Lawyer discusses human rights violations in Mexico


Sophie Mann/The Daily Northwestern

Mexican lawyer Alejandra Ancheita speaks about the state of human rights in Mexico. Ancheita spoke during an event hosted by the Buffett Institute at the McCormick Foundation Center Forum on Thursday.

Mariana Alfaro, Assistant Campus Editor

More than 26,000 people have been forcibly disappeared in Mexico since 2005, said Alejandra Ancheita, a Mexican lawyer and human rights defender, Thursday night at the McCormick Foundation Center Forum.

Ancheita, founder and executive director of ProDESC, a non-governmental group that aims to defend and promote human rights, visited Northwestern to speak about human rights violations in Mexico following the disappearance of 43 students from a teachers college in Ayotzinapa.

The night of Sept. 26, 2014, 43 students went missing in the town of Iguala, Guerrero, Mexico. After a series of investigations, protests and arrests, authorities believe the students were killed and their bodies were burned by members of the local crime syndicate Guerreros Unidos under apparent orders of then-Iguala Mayor Jose Luis Abarca.

The alleged kidnapping shook international media and has become the biggest political and public security scandal that Mexican President Enrique Pena Nieto has faced in his term because at least 22 suspects arrested were police officers.
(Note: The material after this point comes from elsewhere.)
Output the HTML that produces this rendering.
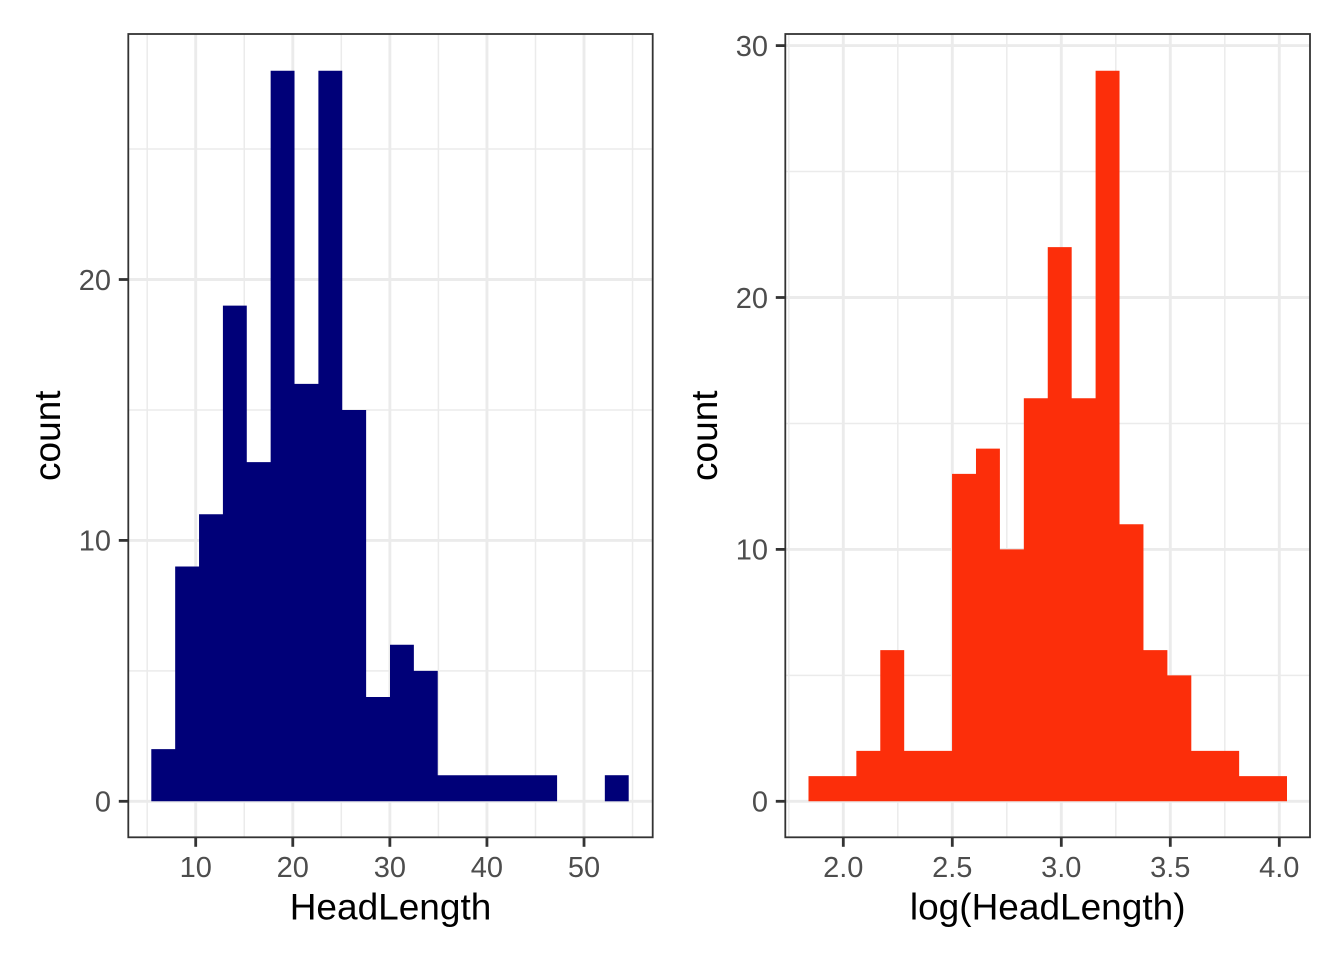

Many, including Ancheita, have called on the government to demand justice and respect for human rights.

“One cannot speak about the general state of human rights in Mexico today without mentioning emblematic cases like Tlatlaya and Ayotzinapa,” Ancheita said at the event, which was hosted by the Buffett Institute.

Tlatlaya, a 2014 incident in which Mexican soldiers killed 22 alleged members of a criminal group, was the bloodiest massacre in Pena Nieto’s presidential tenure before Ayotzinapa happened later that year.

“The involvement of law enforcement agents in the forced disappearance of 43 students from Ayotzinapa last September is further evidence of the institutionalized use of violence,” Ancheita said.

Ancheita also said the crime is further proof of the many faults the Mexican government has and refuses to address.

“The failure to discover the whereabouts of all but one of the students has (raised) serious doubts over the investigatory capacity of the state as well as the incapacity to identify and bring those responsible to justice,” she said.

She also spoke about the dangers and attacks many human rights defenders face in Mexico.

“The increasing number of attacks against human rights defenders and the failure to hold those responsible accountable is further evidence of the climate of corruption and impunity in which law enforcement institutions in Mexico operate,” Ancheita said.

Ancheita, who has faced threats and dangers because of her job, said her office supports victims of human rights violations, litigates in national and international cases, cooperates with international committees like the United Nations and advises other local human rights associations.

Ancheita also spoke about the importance of Mexican students who have gone out to the streets, spoken against these injustices and protested against the government, and she encouraged NU students to support the fight against the violations, even from afar.

“Being in communication with the organizations that are supporting these families and sending letters and videos directly to their families is important to them and I think that is a good way to support them,” she told The Daily. “Asking the U.S. government about the support that is given to the Mexican government to address these issues is also an important thing.”

Sofia Rada, event organizer and Buffett Institute student fellow, said the crime proved how badly the Mexican government is doing.

“Finally, here is the proof that the (Mexican) government is not doing things right and that it’s not just the drug cartels,” the Medill sophomore told The Daily. “Maybe now people will pay attention to what’s going on.”

Gwen Stern (Weinberg ’70,’76), who helps raise funds for Semillas, a women’s group in Mexico, said she attended the event because one of the groups Semillas gives grants to is ProDESC. Stern said she was glad she finally got to meet someone who works in the organization.

“(Ancheita) was very effective, especially making the point that this is not an isolated incident in Mexico, this has happened all over,” she said. “What I would’ve liked to hear more about is the impunity of the judicial system there that no one ever gets prosecuted for anything. If they prosecute anybody for this, that will be a step forward.”